* _AIM OF THE EXERCISE_: Reproduce all entries precisely as they are written.
--- Start INFORMATION GIVEN ---
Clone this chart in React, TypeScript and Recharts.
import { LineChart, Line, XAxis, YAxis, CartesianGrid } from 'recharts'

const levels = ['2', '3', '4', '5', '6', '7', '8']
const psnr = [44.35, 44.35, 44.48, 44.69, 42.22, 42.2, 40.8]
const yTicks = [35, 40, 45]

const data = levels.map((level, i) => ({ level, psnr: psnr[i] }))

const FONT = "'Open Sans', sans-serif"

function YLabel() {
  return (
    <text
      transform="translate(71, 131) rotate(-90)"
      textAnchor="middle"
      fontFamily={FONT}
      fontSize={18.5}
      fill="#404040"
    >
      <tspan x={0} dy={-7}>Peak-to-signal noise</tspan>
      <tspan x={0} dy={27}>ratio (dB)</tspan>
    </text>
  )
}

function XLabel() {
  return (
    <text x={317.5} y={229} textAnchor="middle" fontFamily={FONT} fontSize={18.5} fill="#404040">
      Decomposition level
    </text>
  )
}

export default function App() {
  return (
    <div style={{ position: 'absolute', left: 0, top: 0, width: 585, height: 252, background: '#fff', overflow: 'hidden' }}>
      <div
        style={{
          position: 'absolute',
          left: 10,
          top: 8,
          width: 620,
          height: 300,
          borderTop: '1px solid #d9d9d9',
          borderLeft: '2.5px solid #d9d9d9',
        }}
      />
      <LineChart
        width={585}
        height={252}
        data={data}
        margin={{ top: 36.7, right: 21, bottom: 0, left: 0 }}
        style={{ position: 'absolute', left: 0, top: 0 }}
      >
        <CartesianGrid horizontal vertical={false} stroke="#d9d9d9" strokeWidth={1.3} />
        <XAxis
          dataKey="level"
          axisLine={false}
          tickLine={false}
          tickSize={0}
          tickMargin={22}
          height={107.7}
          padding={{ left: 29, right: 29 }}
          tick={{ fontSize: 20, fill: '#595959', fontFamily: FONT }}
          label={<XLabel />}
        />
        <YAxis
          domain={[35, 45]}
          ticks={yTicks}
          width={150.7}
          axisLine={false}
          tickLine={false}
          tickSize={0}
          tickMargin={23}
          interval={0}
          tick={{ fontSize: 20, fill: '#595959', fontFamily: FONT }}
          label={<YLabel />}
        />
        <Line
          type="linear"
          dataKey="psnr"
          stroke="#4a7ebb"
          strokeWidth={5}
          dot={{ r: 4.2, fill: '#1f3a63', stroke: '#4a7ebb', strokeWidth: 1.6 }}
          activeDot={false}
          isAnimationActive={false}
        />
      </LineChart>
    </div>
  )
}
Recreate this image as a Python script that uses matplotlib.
--- End INFORMATION GIVEN ---
* _CORRECT OUTPUT_:
Clone this chart in React, TypeScript and Recharts.
import { LineChart, Line, XAxis, YAxis, CartesianGrid } from 'recharts'

const levels = ['2', '3', '4', '5', '6', '7', '8']
const psnr = [44.35, 44.35, 44.48, 44.69, 42.22, 42.2, 40.8]
const yTicks = [35, 40, 45]

const data = levels.map((level, i) => ({ level, psnr: psnr[i] }))

const FONT = "'Open Sans', sans-serif"

function YLabel() {
  return (
    <text
      transform="translate(71, 131) rotate(-90)"
      textAnchor="middle"
      fontFamily={FONT}
      fontSize={18.5}
      fill="#404040"
    >
      <tspan x={0} dy={-7}>Peak-to-signal noise</tspan>
      <tspan x={0} dy={27}>ratio (dB)</tspan>
    </text>
  )
}

function XLabel() {
  return (
    <text x={317.5} y={229} textAnchor="middle" fontFamily={FONT} fontSize={18.5} fill="#404040">
      Decomposition level
    </text>
  )
}

export default function App() {
  return (
    <div style={{ position: 'absolute', left: 0, top: 0, width: 585, height: 252, background: '#fff', overflow: 'hidden' }}>
      <div
        style={{
          position: 'absolute',
          left: 10,
          top: 8,
          width: 620,
          height: 300,
          borderTop: '1px solid #d9d9d9',
          borderLeft: '2.5px solid #d9d9d9',
        }}
      />
      <LineChart
        width={585}
        height={252}
        data={data}
        margin={{ top: 36.7, right: 21, bottom: 0, left: 0 }}
        style={{ position: 'absolute', left: 0, top: 0 }}
      >
        <CartesianGrid horizontal vertical={false} stroke="#d9d9d9" strokeWidth={1.3} />
        <XAxis
          dataKey="level"
          axisLine={false}
          tickLine={false}
          tickSize={0}
          tickMargin={22}
          height={107.7}
          padding={{ left: 29, right: 29 }}
          tick={{ fontSize: 20, fill: '#595959', fontFamily: FONT }}
          label={<XLabel />}
        />
        <YAxis
          domain={[35, 45]}
          ticks={yTicks}
          width={150.7}
          axisLine={false}
          tickLine={false}
          tickSize={0}
          tickMargin={23}
          interval={0}
          tick={{ fontSize: 20, fill: '#595959', fontFamily: FONT }}
          label={<YLabel />}
        />
        <Line
          type="linear"
          dataKey="psnr"
          stroke="#4a7ebb"
          strokeWidth={5}
          dot={{ r: 4.2, fill: '#1f3a63', stroke: '#4a7ebb', strokeWidth: 1.6 }}
          activeDot={false}
          isAnimationActive={false}
        />
      </LineChart>
    </div>
  )
}
Recreate this image as a Python script that uses matplotlib.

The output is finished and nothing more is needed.